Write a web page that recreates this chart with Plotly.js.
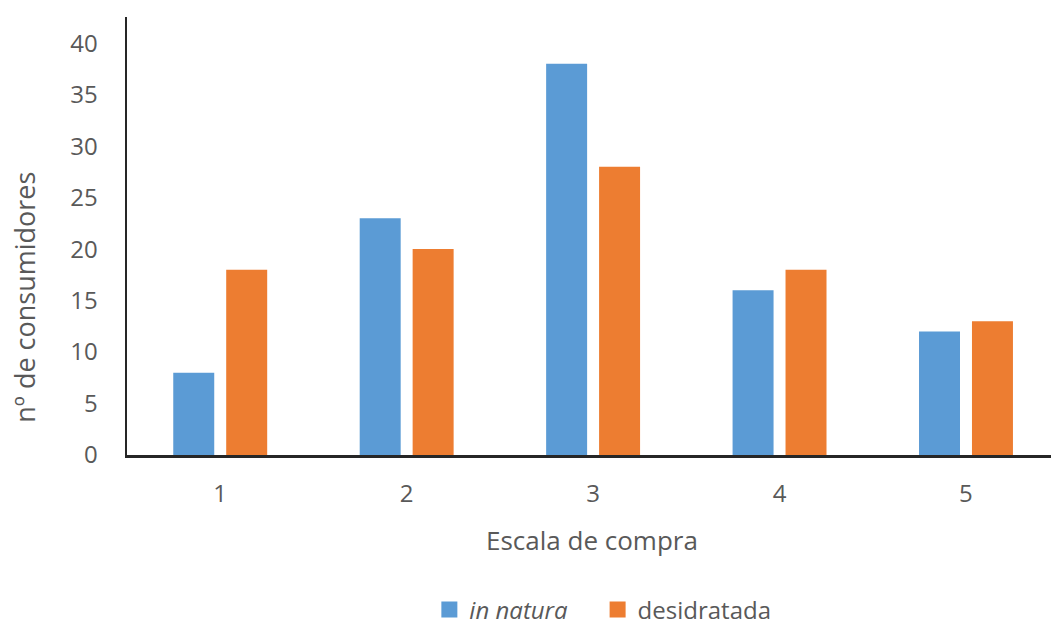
<!DOCTYPE html>
<html>
<head>
<meta charset="utf-8">
<script src="https://cdn.plot.ly/plotly-3.0.1.min.js"></script>
<style>html,body{margin:0;padding:0;background:#fff;}#chart{width:1051px;height:633px;}</style>
</head>
<body>
<div id="chart"></div>
<script>
const categories = [1, 2, 3, 4, 5];
const inNatura = [8, 23, 38, 16, 12];
const desidratada = [18, 20, 28, 18, 13];
const yTicks = [0, 5, 10, 15, 20, 25, 30, 35, 40];
const seriesNames = ['<i>in natura</i>', 'desidratada'];
const seriesColors = ['#5B9BD5', '#ED7D31'];
const xTitle = 'Escala de compra';
const yTitle = 'nº de consumidores';

const font = 'Open Sans, sans-serif';
const grey = '#595959';
const pad = '\u00a0\u00a0\u00a0\u00a0';

const traces = [
  {type: 'bar', x: categories, y: inNatura, name: seriesNames[0], marker: {color: seriesColors[0]}, showlegend: false},
  {type: 'bar', x: categories, y: desidratada, name: seriesNames[1], marker: {color: seriesColors[1]}, showlegend: false},
  {type: 'scatter', mode: 'markers', x: [null], y: [null], name: seriesNames[0] + pad,
   marker: {symbol: 'square', size: 18, color: seriesColors[0]}},
  {type: 'scatter', mode: 'markers', x: [null], y: [null], name: seriesNames[1],
   marker: {symbol: 'square', size: 18, color: seriesColors[1]}}
];

const layout = {
  width: 1051, height: 633,
  margin: {l: 127, r: 0, t: 17, b: 178, pad: 0, autoexpand: false},
  paper_bgcolor: '#fff', plot_bgcolor: '#fff',
  barmode: 'group', bargap: 0.432, bargroupgap: 0.226,
  font: {family: font, color: grey, size: 24},
  showlegend: true,
  legend: {orientation: 'h', x: 0.515, xanchor: 'center', y: -0.405, yanchor: 'bottom',
           font: {family: font, size: 24, color: grey}, itemwidth: 30, traceorder: 'normal'},
  xaxis: {range: [0.5, 5.456], tickvals: categories, ticktext: categories.map(String),
          showline: true, linecolor: '#262626', linewidth: 2.5, showgrid: false, zeroline: false,
          ticks: '', ticklabelstandoff: 16, tickfont: {size: 24, color: grey}, fixedrange: true,
          automargin: false},
  yaxis: {range: [0, 42.55], tickvals: yTicks, showline: true, linecolor: '#262626', linewidth: 2.5,
          showgrid: false, zeroline: false, ticks: '', ticklabelstandoff: 22,
          tickfont: {size: 24, color: grey}, fixedrange: true, automargin: false},
  annotations: [
    {text: xTitle, xref: 'paper', yref: 'paper', x: 0.503, y: -0.195, xanchor: 'center', yanchor: 'middle',
     showarrow: false, font: {size: 26, color: grey}},
    {text: yTitle, xref: 'paper', yref: 'paper', x: -0.111, y: 0.36, xanchor: 'center', yanchor: 'middle',
     textangle: -90, showarrow: false, font: {size: 27, color: grey}}
  ]
};

Plotly.newPlot('chart', traces, layout, {displayModeBar: false, staticPlot: true});
</script>
</body>
</html>
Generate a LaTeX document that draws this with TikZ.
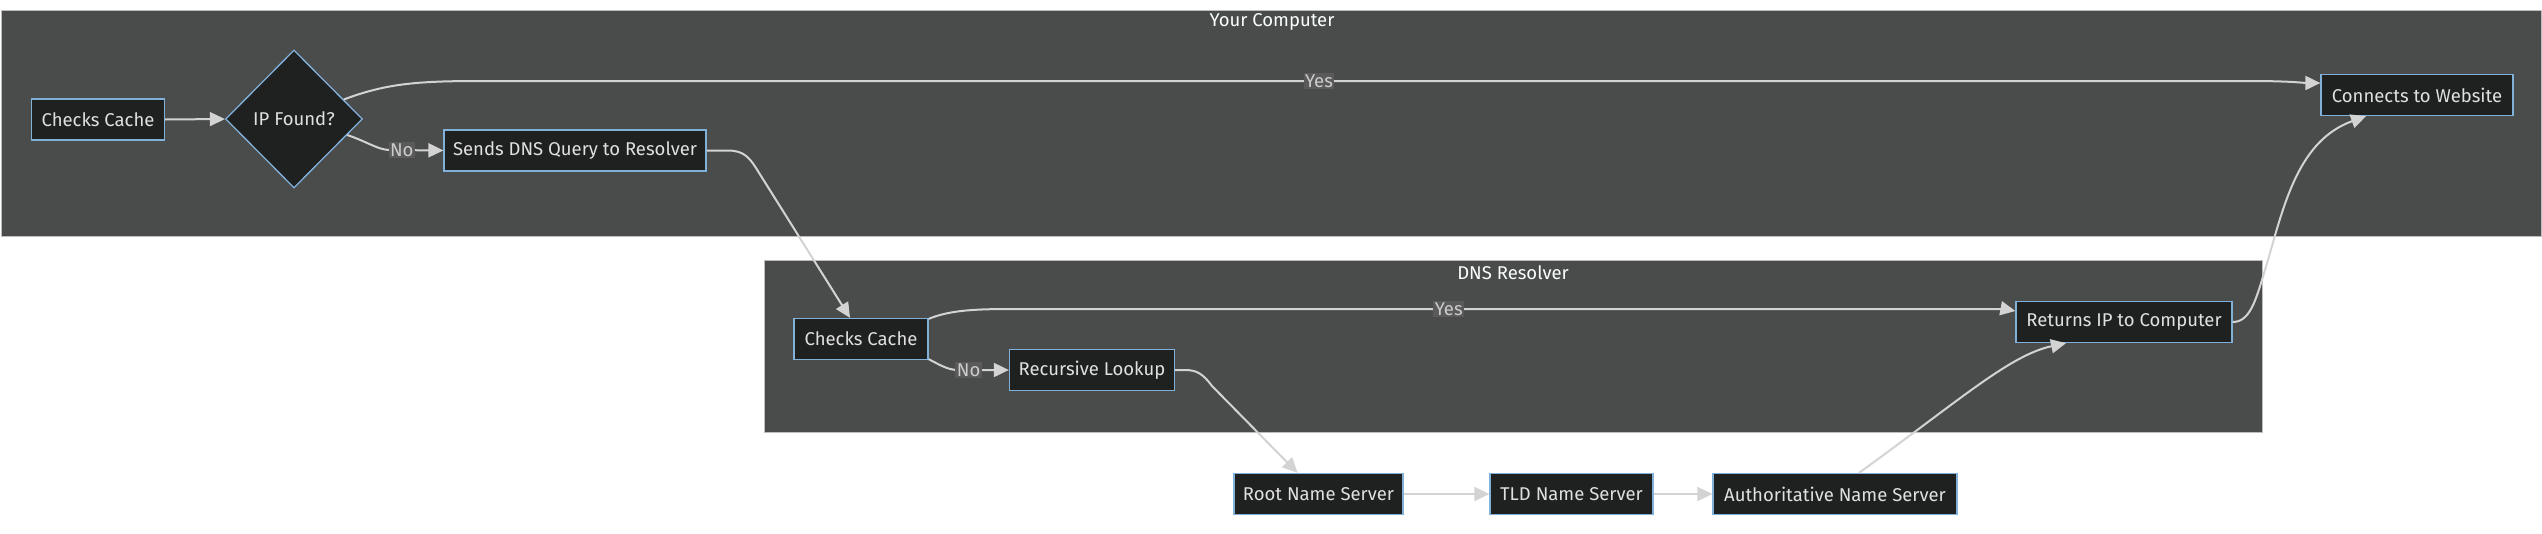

==========

- **REQUEST**: Point out every line holding the string "that" and copy it.

- **EXERCISE ANSWER**:
Write a web page that recreates this chart with Plotly.js.
Generate a LaTeX document that draws this with TikZ.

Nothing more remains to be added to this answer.